Exercise input:
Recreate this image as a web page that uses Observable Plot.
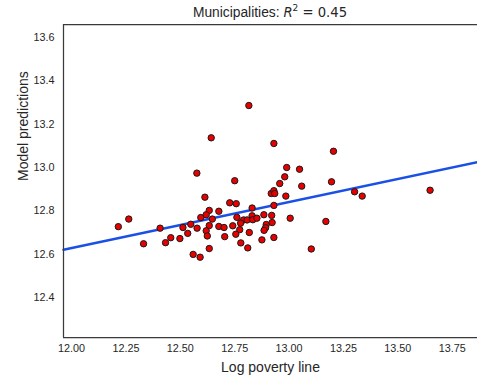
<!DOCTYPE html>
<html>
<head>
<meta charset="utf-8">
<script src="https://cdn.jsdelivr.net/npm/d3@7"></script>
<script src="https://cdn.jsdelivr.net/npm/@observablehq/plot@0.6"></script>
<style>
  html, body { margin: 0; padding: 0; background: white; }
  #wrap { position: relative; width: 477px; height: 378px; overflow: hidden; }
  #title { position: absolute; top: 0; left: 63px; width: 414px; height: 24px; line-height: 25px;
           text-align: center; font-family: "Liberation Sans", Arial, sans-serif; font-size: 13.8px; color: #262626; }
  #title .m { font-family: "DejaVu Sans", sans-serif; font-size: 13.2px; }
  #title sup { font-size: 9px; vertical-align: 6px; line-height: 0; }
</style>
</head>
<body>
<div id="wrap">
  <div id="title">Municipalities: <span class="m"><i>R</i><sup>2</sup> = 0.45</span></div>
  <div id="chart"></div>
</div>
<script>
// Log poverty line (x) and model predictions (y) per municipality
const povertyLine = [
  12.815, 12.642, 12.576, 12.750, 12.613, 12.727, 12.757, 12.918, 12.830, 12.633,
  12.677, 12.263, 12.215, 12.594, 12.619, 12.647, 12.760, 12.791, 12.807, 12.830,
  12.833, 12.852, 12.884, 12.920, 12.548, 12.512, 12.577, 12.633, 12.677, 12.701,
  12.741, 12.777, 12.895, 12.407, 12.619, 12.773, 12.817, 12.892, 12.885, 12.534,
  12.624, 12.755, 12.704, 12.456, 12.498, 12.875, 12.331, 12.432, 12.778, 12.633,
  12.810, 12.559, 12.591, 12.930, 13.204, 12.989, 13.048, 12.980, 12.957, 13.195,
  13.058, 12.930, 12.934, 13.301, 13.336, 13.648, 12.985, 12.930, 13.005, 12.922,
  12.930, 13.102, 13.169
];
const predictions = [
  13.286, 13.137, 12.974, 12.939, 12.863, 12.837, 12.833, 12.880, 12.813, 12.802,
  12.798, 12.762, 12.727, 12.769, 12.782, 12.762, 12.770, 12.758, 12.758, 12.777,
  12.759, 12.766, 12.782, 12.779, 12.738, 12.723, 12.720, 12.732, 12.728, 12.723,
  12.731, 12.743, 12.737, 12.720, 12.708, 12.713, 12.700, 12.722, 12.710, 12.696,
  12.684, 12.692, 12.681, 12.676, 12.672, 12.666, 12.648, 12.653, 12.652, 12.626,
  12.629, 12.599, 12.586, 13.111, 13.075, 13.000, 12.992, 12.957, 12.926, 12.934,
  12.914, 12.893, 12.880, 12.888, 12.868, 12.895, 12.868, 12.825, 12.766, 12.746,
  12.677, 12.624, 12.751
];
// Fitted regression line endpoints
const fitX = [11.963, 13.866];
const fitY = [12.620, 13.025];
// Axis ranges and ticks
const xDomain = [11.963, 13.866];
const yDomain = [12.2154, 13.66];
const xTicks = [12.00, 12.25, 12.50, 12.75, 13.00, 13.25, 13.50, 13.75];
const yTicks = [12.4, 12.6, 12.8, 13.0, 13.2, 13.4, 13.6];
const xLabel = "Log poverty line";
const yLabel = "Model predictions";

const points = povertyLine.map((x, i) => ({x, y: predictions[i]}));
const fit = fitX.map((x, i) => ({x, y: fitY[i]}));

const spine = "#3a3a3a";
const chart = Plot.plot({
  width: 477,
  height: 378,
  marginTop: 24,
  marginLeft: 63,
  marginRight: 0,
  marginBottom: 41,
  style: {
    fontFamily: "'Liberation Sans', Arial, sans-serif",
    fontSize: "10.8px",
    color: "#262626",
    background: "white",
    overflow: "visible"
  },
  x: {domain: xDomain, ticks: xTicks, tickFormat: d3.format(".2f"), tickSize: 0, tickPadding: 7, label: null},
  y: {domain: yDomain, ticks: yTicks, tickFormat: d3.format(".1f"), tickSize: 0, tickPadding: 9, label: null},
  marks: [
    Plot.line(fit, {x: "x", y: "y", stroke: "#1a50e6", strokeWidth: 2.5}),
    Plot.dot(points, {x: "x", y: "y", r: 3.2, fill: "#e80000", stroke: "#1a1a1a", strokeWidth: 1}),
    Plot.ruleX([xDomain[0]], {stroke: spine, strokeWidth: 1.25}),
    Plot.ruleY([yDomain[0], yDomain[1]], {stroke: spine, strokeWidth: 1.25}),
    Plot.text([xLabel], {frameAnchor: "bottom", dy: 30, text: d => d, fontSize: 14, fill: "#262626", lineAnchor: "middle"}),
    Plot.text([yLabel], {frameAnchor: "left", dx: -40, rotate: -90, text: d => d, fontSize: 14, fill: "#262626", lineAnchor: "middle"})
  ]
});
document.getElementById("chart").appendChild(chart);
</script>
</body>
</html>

...

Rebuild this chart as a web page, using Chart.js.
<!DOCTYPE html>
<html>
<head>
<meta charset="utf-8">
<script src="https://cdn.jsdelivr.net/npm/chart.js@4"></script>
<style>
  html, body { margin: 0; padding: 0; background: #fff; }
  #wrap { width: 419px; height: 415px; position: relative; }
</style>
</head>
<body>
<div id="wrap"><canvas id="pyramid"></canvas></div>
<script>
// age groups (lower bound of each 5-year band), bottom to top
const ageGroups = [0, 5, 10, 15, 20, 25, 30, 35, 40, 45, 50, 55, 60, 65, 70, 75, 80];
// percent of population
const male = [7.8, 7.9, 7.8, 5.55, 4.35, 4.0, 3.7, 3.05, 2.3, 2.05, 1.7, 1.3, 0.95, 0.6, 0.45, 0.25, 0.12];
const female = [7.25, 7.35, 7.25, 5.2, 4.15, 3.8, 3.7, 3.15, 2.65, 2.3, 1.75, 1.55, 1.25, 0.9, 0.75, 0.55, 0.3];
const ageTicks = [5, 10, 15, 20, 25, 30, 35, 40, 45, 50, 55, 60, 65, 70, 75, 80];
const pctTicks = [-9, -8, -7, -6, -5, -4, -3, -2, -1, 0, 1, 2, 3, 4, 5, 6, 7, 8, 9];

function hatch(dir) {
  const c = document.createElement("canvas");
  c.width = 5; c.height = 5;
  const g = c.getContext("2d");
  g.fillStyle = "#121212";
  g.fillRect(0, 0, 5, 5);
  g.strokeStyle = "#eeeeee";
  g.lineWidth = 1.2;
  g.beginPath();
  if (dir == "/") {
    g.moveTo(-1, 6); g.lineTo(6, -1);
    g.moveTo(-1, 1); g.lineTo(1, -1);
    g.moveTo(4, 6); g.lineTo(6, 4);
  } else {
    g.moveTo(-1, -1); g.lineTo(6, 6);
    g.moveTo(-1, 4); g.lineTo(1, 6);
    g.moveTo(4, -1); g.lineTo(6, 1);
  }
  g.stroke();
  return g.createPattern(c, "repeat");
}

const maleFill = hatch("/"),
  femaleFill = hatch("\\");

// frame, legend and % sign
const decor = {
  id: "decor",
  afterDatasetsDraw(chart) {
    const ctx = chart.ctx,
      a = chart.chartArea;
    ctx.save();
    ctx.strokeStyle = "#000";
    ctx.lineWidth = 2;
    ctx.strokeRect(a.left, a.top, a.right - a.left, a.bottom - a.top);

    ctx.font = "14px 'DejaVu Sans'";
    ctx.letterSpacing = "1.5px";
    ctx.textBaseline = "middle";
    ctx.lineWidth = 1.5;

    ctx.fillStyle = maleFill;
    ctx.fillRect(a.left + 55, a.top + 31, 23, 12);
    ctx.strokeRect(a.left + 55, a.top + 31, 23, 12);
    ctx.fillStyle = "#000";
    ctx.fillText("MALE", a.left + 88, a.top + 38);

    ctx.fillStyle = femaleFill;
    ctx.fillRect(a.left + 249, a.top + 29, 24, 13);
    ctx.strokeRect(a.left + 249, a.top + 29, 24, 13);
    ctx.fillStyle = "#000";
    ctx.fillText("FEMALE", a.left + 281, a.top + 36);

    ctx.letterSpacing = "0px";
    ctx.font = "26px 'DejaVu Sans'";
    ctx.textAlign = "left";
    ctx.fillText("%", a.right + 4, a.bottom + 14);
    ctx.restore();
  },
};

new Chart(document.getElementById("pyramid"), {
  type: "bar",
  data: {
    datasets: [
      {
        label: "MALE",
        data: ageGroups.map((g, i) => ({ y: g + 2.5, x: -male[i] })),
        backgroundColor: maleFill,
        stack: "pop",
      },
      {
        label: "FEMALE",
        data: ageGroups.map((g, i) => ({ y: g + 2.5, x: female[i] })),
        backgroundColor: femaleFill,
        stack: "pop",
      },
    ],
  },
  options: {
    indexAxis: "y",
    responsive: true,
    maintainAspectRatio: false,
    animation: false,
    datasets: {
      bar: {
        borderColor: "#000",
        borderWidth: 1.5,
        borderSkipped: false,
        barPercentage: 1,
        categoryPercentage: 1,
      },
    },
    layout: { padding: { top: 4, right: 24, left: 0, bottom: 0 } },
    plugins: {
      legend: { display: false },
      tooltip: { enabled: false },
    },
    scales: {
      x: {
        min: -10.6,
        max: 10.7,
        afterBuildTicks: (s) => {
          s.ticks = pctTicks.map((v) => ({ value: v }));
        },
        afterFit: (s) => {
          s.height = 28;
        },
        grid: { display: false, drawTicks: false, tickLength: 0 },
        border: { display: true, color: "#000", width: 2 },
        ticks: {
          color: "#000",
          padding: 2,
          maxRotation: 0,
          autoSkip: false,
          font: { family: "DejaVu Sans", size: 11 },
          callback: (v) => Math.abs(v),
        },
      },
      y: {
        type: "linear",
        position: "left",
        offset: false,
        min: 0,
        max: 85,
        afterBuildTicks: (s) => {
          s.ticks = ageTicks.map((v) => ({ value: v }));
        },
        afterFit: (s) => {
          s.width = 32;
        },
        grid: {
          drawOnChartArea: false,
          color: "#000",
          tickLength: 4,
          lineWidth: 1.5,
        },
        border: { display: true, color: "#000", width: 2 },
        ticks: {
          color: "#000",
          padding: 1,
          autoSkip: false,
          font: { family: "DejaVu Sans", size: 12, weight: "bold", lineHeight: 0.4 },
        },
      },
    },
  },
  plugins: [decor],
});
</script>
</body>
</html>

Work to complete: Collect the lines that hold "this".

Final result:
Recreate this image as a web page that uses Observable Plot.
Rebuild this chart as a web page, using Chart.js.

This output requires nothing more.